[Figure scripts]
◇ ◇ ◇ ◇ ◇ ◇ ◇
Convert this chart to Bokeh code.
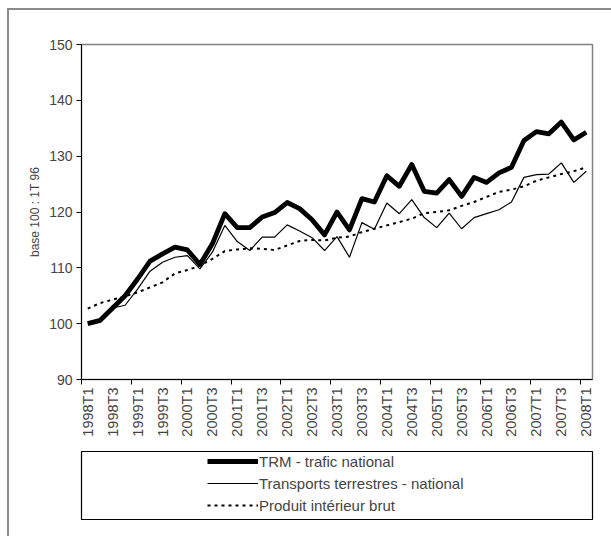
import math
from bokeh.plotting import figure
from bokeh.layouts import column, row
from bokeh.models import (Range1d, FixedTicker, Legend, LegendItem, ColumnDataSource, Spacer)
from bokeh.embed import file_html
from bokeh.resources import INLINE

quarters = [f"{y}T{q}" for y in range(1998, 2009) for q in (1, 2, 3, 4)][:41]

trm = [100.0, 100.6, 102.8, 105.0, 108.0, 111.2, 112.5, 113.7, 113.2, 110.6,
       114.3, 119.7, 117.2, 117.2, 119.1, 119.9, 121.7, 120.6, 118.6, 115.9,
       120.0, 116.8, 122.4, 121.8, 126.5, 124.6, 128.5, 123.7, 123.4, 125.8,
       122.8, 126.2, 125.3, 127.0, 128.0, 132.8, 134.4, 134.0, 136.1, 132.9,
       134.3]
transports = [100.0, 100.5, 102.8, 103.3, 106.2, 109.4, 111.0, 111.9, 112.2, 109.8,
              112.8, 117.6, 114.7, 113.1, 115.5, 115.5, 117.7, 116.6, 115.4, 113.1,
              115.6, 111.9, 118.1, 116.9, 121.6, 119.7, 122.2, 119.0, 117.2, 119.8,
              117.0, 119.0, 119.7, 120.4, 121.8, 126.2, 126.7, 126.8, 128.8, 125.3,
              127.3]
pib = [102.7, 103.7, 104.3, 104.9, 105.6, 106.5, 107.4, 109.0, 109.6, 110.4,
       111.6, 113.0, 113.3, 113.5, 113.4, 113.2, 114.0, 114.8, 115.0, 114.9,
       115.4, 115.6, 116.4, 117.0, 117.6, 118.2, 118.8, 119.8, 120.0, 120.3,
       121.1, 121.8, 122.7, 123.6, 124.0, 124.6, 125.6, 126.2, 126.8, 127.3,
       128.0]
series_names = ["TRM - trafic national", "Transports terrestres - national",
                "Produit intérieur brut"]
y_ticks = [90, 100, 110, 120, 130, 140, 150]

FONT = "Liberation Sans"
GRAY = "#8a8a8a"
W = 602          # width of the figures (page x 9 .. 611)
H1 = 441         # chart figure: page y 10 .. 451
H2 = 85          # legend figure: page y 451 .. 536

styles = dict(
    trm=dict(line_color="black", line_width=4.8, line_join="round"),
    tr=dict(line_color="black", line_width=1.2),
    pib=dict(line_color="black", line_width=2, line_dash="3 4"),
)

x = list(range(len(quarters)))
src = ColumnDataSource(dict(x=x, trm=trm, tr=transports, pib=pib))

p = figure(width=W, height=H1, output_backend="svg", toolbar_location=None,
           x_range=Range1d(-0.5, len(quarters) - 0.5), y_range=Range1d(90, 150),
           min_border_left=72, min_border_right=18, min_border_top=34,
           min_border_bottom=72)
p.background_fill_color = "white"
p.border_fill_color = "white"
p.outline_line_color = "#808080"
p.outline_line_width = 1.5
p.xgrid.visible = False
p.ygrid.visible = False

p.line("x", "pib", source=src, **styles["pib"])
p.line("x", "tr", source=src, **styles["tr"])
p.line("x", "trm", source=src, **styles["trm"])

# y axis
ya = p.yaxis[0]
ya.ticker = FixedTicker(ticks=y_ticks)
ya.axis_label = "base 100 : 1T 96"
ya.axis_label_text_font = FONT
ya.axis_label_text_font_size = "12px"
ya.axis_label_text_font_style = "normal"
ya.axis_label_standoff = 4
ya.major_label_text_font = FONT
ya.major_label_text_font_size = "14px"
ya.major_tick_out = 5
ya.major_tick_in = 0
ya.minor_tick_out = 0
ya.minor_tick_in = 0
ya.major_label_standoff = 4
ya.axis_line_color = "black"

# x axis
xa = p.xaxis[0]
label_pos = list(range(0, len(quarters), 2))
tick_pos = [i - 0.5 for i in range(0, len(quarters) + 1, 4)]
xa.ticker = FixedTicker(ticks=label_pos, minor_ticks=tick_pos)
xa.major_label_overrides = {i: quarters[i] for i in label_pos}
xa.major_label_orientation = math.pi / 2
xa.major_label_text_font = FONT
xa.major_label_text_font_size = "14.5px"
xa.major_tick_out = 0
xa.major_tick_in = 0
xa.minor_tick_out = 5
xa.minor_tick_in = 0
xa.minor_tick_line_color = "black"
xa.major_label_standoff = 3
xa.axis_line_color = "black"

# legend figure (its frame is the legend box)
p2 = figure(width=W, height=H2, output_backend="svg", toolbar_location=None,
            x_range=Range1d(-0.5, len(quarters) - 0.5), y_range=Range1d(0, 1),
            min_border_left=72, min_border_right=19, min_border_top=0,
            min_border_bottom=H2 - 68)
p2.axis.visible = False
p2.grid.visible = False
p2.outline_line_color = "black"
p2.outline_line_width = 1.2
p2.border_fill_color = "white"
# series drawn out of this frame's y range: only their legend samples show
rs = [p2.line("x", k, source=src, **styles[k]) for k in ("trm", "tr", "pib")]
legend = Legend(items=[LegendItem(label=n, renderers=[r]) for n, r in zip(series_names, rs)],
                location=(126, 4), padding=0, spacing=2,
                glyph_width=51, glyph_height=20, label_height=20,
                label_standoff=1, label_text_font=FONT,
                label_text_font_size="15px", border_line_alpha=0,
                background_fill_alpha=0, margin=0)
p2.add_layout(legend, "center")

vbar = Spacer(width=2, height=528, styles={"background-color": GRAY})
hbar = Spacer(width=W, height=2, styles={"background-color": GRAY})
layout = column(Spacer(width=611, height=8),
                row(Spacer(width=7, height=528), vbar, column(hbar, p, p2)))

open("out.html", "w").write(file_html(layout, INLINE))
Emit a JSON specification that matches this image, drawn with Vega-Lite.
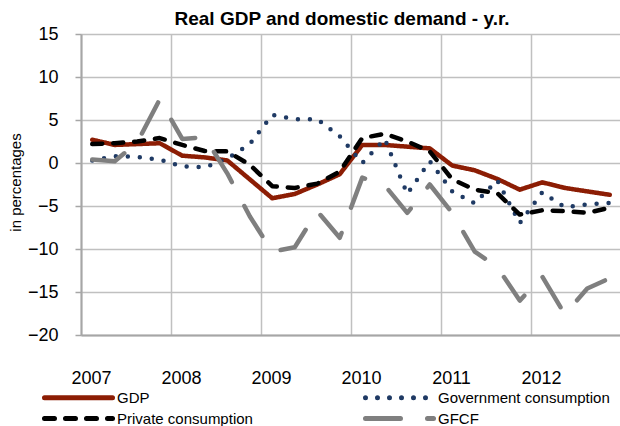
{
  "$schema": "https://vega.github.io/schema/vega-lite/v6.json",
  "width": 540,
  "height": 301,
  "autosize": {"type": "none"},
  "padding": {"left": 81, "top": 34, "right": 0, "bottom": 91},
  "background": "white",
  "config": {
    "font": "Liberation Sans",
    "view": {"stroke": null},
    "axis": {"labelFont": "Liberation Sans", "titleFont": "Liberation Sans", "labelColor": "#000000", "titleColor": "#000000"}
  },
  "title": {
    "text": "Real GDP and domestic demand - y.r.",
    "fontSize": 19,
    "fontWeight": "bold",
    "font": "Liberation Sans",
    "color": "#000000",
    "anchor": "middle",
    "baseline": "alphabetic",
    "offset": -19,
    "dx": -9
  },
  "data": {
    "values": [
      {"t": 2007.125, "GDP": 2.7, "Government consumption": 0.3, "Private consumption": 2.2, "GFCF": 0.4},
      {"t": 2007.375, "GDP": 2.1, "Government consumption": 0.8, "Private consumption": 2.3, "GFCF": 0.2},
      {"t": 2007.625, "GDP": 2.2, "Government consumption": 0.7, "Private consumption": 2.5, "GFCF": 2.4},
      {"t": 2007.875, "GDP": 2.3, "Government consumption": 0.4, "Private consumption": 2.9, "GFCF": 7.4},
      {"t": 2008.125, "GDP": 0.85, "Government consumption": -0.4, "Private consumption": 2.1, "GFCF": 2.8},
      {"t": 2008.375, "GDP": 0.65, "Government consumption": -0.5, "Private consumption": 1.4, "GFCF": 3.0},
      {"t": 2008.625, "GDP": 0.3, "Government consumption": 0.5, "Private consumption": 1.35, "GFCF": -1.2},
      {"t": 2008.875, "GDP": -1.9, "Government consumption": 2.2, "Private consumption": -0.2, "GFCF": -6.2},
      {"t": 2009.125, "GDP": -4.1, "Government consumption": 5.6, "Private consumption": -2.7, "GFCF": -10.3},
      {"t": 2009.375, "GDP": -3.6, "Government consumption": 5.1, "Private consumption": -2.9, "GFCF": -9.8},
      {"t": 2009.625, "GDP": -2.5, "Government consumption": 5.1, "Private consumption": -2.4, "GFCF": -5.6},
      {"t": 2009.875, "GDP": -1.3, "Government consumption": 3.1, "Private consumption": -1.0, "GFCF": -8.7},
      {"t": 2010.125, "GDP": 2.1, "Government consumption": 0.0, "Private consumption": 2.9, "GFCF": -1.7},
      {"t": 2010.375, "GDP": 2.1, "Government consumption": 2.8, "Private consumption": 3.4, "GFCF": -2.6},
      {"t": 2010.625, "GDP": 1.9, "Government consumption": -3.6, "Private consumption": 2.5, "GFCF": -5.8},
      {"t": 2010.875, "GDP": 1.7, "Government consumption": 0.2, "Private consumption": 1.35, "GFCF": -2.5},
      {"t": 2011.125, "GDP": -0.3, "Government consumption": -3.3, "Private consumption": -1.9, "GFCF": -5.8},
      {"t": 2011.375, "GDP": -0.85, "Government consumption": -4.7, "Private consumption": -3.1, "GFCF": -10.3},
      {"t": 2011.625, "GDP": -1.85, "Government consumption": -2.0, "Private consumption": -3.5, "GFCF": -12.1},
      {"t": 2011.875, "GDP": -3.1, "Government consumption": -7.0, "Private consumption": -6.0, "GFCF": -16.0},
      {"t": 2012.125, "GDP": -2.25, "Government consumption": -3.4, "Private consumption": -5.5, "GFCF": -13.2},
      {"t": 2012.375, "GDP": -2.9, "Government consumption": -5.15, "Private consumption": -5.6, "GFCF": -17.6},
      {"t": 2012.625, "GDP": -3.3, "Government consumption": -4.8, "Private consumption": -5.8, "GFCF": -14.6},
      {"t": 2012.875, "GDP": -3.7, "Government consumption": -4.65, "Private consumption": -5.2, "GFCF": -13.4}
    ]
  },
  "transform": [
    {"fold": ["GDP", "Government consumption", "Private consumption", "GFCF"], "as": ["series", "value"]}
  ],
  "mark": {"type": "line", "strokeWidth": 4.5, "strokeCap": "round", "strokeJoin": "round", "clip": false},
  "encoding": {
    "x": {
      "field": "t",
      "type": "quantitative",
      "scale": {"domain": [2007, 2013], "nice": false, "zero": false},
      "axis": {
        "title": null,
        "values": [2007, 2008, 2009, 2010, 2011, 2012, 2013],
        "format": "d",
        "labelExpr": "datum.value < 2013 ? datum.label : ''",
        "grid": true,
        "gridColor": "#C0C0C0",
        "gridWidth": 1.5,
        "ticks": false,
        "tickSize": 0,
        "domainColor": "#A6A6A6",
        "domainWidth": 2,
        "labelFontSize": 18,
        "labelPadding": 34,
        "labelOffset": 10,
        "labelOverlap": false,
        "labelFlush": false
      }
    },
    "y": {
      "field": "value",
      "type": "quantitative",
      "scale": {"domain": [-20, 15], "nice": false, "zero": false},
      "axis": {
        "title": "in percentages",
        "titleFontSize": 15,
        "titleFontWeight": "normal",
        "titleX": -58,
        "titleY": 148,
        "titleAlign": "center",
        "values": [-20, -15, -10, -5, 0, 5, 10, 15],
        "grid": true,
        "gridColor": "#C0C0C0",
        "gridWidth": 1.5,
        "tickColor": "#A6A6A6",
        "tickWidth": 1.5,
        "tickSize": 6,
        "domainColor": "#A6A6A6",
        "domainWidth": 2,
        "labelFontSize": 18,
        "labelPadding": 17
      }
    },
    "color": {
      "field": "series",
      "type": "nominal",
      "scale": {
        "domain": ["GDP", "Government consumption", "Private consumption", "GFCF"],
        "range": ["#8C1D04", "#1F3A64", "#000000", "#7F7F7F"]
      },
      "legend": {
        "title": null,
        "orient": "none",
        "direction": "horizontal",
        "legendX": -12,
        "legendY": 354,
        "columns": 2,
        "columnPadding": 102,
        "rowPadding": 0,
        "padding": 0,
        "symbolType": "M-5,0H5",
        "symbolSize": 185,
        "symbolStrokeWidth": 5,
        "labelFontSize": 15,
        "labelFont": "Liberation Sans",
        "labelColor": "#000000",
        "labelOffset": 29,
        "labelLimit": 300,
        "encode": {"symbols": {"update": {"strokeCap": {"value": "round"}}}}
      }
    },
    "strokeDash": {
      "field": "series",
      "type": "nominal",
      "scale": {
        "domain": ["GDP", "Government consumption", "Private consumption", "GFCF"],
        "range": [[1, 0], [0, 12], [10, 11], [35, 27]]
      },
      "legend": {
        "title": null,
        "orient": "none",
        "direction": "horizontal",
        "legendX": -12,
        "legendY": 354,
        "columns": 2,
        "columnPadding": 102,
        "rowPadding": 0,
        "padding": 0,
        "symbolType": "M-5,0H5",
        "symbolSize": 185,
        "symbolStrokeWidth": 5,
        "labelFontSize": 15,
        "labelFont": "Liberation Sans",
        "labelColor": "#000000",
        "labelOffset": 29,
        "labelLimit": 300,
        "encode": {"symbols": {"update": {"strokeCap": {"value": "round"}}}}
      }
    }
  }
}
◇ ◇ ◇ ◇ ◇ ◇ ◇
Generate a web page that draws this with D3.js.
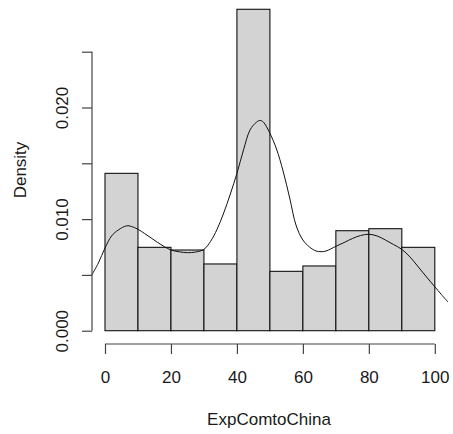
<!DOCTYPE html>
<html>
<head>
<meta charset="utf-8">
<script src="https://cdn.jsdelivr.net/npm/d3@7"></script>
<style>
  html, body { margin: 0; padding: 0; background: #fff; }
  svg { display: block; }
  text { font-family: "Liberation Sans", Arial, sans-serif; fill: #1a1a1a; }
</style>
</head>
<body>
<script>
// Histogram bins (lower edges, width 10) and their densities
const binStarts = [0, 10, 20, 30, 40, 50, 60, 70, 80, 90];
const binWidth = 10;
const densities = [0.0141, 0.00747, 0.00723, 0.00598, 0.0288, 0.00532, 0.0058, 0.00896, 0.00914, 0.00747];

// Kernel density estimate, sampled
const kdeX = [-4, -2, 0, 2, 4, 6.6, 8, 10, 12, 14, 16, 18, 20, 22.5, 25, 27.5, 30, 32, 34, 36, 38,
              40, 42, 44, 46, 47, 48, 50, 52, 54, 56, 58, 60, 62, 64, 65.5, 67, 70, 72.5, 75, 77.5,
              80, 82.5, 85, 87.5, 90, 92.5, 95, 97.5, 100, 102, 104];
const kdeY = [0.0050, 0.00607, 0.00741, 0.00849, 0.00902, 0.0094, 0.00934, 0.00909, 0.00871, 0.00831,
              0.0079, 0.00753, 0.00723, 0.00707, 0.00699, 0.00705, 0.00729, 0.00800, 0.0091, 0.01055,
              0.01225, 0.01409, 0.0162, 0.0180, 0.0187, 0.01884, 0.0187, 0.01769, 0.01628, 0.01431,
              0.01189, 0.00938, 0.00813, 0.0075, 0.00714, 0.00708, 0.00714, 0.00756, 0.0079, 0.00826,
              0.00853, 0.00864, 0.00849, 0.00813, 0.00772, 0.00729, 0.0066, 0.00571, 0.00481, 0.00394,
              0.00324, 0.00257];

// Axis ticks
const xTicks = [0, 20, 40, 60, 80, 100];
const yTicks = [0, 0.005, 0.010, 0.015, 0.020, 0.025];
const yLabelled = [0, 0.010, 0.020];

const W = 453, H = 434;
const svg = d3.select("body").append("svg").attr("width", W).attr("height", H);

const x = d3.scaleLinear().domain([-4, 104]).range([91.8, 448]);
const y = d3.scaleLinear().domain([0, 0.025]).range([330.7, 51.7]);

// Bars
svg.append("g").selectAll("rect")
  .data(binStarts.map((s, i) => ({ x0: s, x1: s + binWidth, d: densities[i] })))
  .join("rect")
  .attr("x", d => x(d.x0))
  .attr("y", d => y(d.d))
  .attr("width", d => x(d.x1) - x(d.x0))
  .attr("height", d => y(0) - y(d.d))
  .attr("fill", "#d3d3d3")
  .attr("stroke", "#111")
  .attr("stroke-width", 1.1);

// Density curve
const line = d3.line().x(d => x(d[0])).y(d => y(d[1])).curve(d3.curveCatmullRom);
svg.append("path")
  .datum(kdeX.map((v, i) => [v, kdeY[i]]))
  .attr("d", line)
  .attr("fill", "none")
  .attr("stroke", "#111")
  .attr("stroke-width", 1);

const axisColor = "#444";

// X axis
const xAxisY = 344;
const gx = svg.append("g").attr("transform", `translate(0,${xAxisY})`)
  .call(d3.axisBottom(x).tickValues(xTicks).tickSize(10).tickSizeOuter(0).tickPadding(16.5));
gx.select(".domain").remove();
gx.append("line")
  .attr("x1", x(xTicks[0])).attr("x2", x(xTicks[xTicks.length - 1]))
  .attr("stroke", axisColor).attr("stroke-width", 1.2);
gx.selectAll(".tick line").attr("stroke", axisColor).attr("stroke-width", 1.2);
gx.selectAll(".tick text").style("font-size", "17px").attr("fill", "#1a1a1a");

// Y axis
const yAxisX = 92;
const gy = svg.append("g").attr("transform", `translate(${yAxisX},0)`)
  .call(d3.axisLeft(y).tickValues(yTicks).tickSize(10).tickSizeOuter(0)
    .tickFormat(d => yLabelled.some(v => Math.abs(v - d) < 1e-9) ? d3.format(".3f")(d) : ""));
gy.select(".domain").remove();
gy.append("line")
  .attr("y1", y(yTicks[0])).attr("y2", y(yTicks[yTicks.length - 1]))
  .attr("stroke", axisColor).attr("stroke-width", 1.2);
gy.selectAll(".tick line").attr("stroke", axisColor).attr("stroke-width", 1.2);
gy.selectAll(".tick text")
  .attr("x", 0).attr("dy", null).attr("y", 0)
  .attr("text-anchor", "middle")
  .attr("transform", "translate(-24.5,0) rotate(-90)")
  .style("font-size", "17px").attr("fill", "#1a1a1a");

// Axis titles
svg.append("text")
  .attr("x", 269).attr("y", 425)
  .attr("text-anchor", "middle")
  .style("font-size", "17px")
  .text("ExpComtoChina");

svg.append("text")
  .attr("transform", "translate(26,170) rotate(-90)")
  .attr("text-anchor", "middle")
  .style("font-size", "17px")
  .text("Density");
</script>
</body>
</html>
◇ ◇ ◇ ◇ ◇ ◇ ◇
**Instruction:** Go back to the lines above and output, exactly as they stand, the ones from the line containing "Generate a web" to the line containing "0.00896, 0.00914, 0.00747];". Leave all pictures behind.

**Finished exercise:**
Generate a web page that draws this with D3.js.
<!DOCTYPE html>
<html>
<head>
<meta charset="utf-8">
<script src="https://cdn.jsdelivr.net/npm/d3@7"></script>
<style>
  html, body { margin: 0; padding: 0; background: #fff; }
  svg { display: block; }
  text { font-family: "Liberation Sans", Arial, sans-serif; fill: #1a1a1a; }
</style>
</head>
<body>
<script>
// Histogram bins (lower edges, width 10) and their densities
const binStarts = [0, 10, 20, 30, 40, 50, 60, 70, 80, 90];
const binWidth = 10;
const densities = [0.0141, 0.00747, 0.00723, 0.00598, 0.0288, 0.00532, 0.0058, 0.00896, 0.00914, 0.00747];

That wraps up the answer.